In ITIC assessment the Syrian regime will try to retain the new Palestinian units, especially the al-Quds Brigade. That is because they are loyal to the Syrian regime, their military capabilities are relatively high and they have ties (forged during the fighting) with the Iranian Qods Force and Hezbollah. In ITIC assessment, the Syrian regime may impose missions on the al-Quds Brigade (and other Palestinian units) related to the conflict with Israel, such as carrying out terrorist attacks from Syria or operating Palestinian fighting forces from the Syrian front in a confrontation between Israel and Hezbollah.

Appendices
  • The following appendices deal with the Palestinian forces, organizations and militias operated by the Syrian regime during the Syrian civil war:
    • Appendix 1 – The al-Quds Brigade (Liwa’a al-Quds)
    • Appendix 2 – The Galilee Forces (Kuwat al-Jalil)
    • Appendix 3 – The Palestinian Liberation Army (PLA)
    • Appendix 4 – Fatah al-Intifada
    • Appendix 5 – The Popular Front for the Liberation of Palestine – General Command (PFLP-GC)

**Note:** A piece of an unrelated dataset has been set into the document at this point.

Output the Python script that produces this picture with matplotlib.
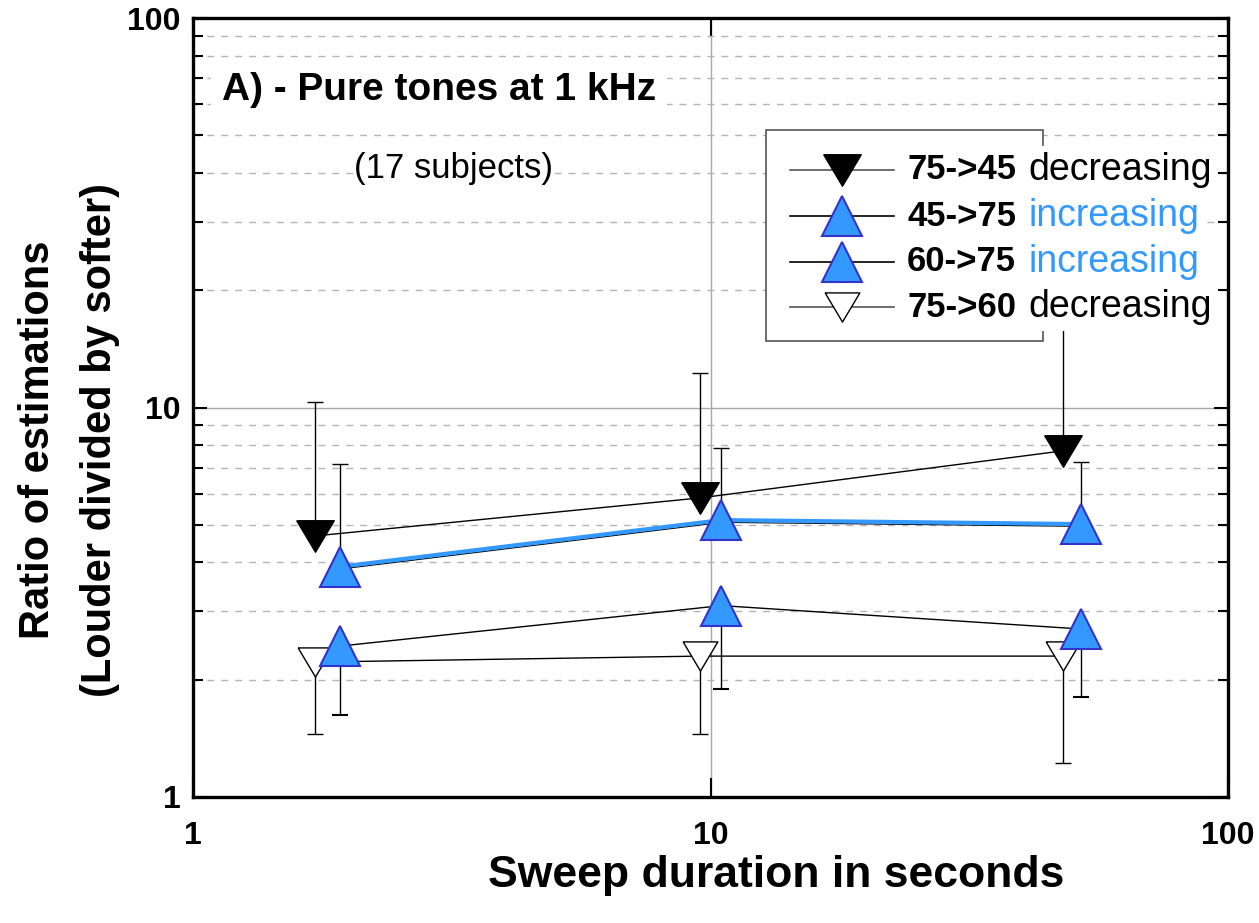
import matplotlib
matplotlib.use("Agg")
import matplotlib.pyplot as plt
import matplotlib.patheffects as pe
from matplotlib.lines import Line2D
from matplotlib.patches import Rectangle
from matplotlib.ticker import NullFormatter, LogLocator

plt.rcParams['font.family'] = ['Liberation Sans', 'DejaVu Sans']

# sweep durations (s), slightly offset so the groups don't overlap
x_down = [1.72, 9.55, 48.0]
x_up = [1.92, 10.5, 52.0]

# loudness ratio estimates, one series per sweep direction
dec_75_45 = [4.68, 5.86, 7.74]
dec_75_45_hi = [10.33, 12.26, 16.0]
inc_45_75 = [3.90, 5.14, 5.02]
inc_45_75_hi = [7.16, 7.87, 7.25]
inc_60_75 = [2.44, 3.10, 2.70]
inc_60_75_lo = [1.62, 1.89, 1.81]
dec_75_60 = [2.22, 2.30, 2.30]
dec_75_60_lo = [1.45, 1.45, 1.22]

labels_bold = ['75->45', '45->75', '60->75', '75->60']
labels_word = ['decreasing', 'increasing', 'increasing', 'decreasing']

BLUE = '#3399ff'
BLUE_EDGE = '#3333cc'
# flattened down-pointing triangle
DOWN = [(-1, 0.84), (1, 0.84), (0, -0.84), (-1, 0.84)]

fig = plt.figure(figsize=(12.59, 9.23), dpi=100)
ax = fig.add_axes([193 / 1259, 1 - 797 / 923, 1035 / 1259, 779 / 923])
ax.set_xscale('log')
ax.set_yscale('log')
ax.set_xlim(1, 100)
ax.set_ylim(1, 100)

eb = dict(ecolor='black', elinewidth=1, capsize=6, capthick=1)

# decreasing 75->45 : black down triangles, upper error only
y = dec_75_45
ax.errorbar(x_down, y, yerr=[[0] * 3, [h - v for h, v in zip(dec_75_45_hi, y)]],
            color='black', lw=1, marker=DOWN, ms=27, mfc='black', mec='black', zorder=4, **eb)

# decreasing 75->60 : open down triangles, lower error only
y = dec_75_60
ax.errorbar(x_down, y, yerr=[[v - l for v, l in zip(y, dec_75_60_lo)], [0] * 3],
            color='black', lw=1, marker=DOWN, ms=25, mfc='white', mec='black', mew=1,
            zorder=4, **eb)

# increasing 60->75 : blue triangles, lower error only
y = inc_60_75
ax.errorbar(x_up, y, yerr=[[v - l for v, l in zip(y, inc_60_75_lo)], [0] * 3],
            color='black', lw=1, marker='^', ms=29, mfc=BLUE, mec=BLUE_EDGE, mew=1.5,
            zorder=5, **eb)

# increasing 45->75 : blue triangles with a blue line, upper error only
y = inc_45_75
ax.errorbar(x_up, y, yerr=[[0] * 3, [h - v for h, v in zip(inc_45_75_hi, y)]],
            fmt='none', zorder=5, **eb)
ax.plot(x_up, y, color=BLUE, lw=3, zorder=5,
        path_effects=[pe.SimpleLineShadow(offset=(0.5, -1.6), shadow_color='black',
                                          alpha=1, linewidth=0.9), pe.Normal()])
ax.plot(x_up, y, ls='none', marker='^', ms=29, mfc=BLUE, mec=BLUE_EDGE, mew=1.5, zorder=6)

# grid and ticks
ax.yaxis.set_minor_locator(LogLocator(base=10, subs=range(2, 10)))
ax.xaxis.set_minor_locator(LogLocator(base=10, subs=[]))
ax.grid(True, which='major', color='#a8a8a8', lw=1)
ax.grid(True, which='minor', axis='y', color='#b4b4b4', lw=1, ls=(0, (5, 5)))
ax.set_axisbelow(True)
ax.set_xticks([1, 10, 100])
ax.set_xticklabels(['1', '10', '100'])
ax.set_yticks([1, 10, 100])
ax.set_yticklabels(['1', '10', '100'])
ax.yaxis.set_minor_formatter(NullFormatter())
ax.xaxis.set_minor_formatter(NullFormatter())
ax.tick_params(axis='x', which='major', direction='in', top=True, length=14, width=1.5,
               pad=17, labelsize=23)
ax.tick_params(axis='y', which='major', direction='in', right=True, length=10, width=1.5,
               pad=9, labelsize=23)
ax.tick_params(axis='y', which='minor', direction='in', right=True, length=7, width=1.5)
for lab in ax.get_xticklabels() + ax.get_yticklabels():
    lab.set_fontweight('bold')
for sp in ax.spines.values():
    sp.set_linewidth(2.4)

ax.set_xlabel('Sweep duration in seconds', fontsize=32, fontweight='bold')
ax.xaxis.set_label_coords(0.563, -0.075)
ax.set_ylabel('Ratio of estimations\n(Louder divided by softer)', fontsize=30,
              fontweight='bold', va='center', linespacing=1.7)
ax.yaxis.set_label_coords(-0.12, 0.458)

ax.text(0.028, 0.8947, 'A) - Pure tones at 1 kHz', transform=ax.transAxes,
        fontsize=28, fontweight='bold', va='baseline', zorder=7,
        bbox=dict(facecolor='white', edgecolor='none', pad=8))
ax.text(0.1556, 0.7946, '(17 subjects)', transform=ax.transAxes, fontsize=25,
        va='baseline', zorder=7,
        bbox=dict(facecolor='white', edgecolor='none', pad=1))

# hand-built legend box
ax.add_patch(Rectangle((0.5536, 0.5854), 0.8213 - 0.5536, 0.8562 - 0.5854,
                       transform=ax.transAxes, facecolor='white', edgecolor='#555555',
                       lw=1.2, zorder=7))
rows = [0.8049, 0.7458, 0.6868, 0.6290]
handles = [dict(marker=DOWN, ms=27, mfc='black', mec='black', color='#555555'),
           dict(marker='^', ms=29, mfc=BLUE, mec=BLUE_EDGE, mew=1.5, color='black'),
           dict(marker='^', ms=29, mfc=BLUE, mec=BLUE_EDGE, mew=1.5, color='black'),
           dict(marker=DOWN, ms=25, mfc='white', mec='black', mew=1, color='#555555')]
word_colors = ['black', BLUE, BLUE, 'black']
for yr, h, lb, lw_, wc in zip(rows, handles, labels_bold, labels_word, word_colors):
    ax.add_line(Line2D([0.5768, 0.6773], [yr, yr], transform=ax.transAxes, lw=1.2,
                       zorder=8, color=h['color']))
    ax.add_line(Line2D([0.6271], [yr], transform=ax.transAxes, ls='none', zorder=8,
                       **{k: v for k, v in h.items() if k != 'color'}))
    t = ax.text(0.6899, yr, lb, transform=ax.transAxes, fontsize=25, fontweight='bold',
                va='center', zorder=9, clip_on=False)
    ax.annotate(lw_, xy=(1, 0.5), xycoords=t, xytext=(9, 0), textcoords='offset points',
                va='center', ha='left', fontsize=27, color=wc, zorder=9,
                annotation_clip=False,
                bbox=dict(facecolor='white', edgecolor='none', pad=4))

fig.savefig('out.png', dpi=100)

[1] Some of the camps are recognized by UNRWA and some are "unofficial" but receive support from the agency (al-Jazeera, October 3, 2004).
[2] A Palestinian organization operating in Britain that documents Palestinians killed and wounded in the Syrian civil war.

[3] For example, the local Palestinian militia called "Defender of al-Aqsa," which operates in the Jaramana refugee camp and apparently in other refugee camps as well. Its fighters fought alongside the Syrian forces in Ghouta, in eastern Syria.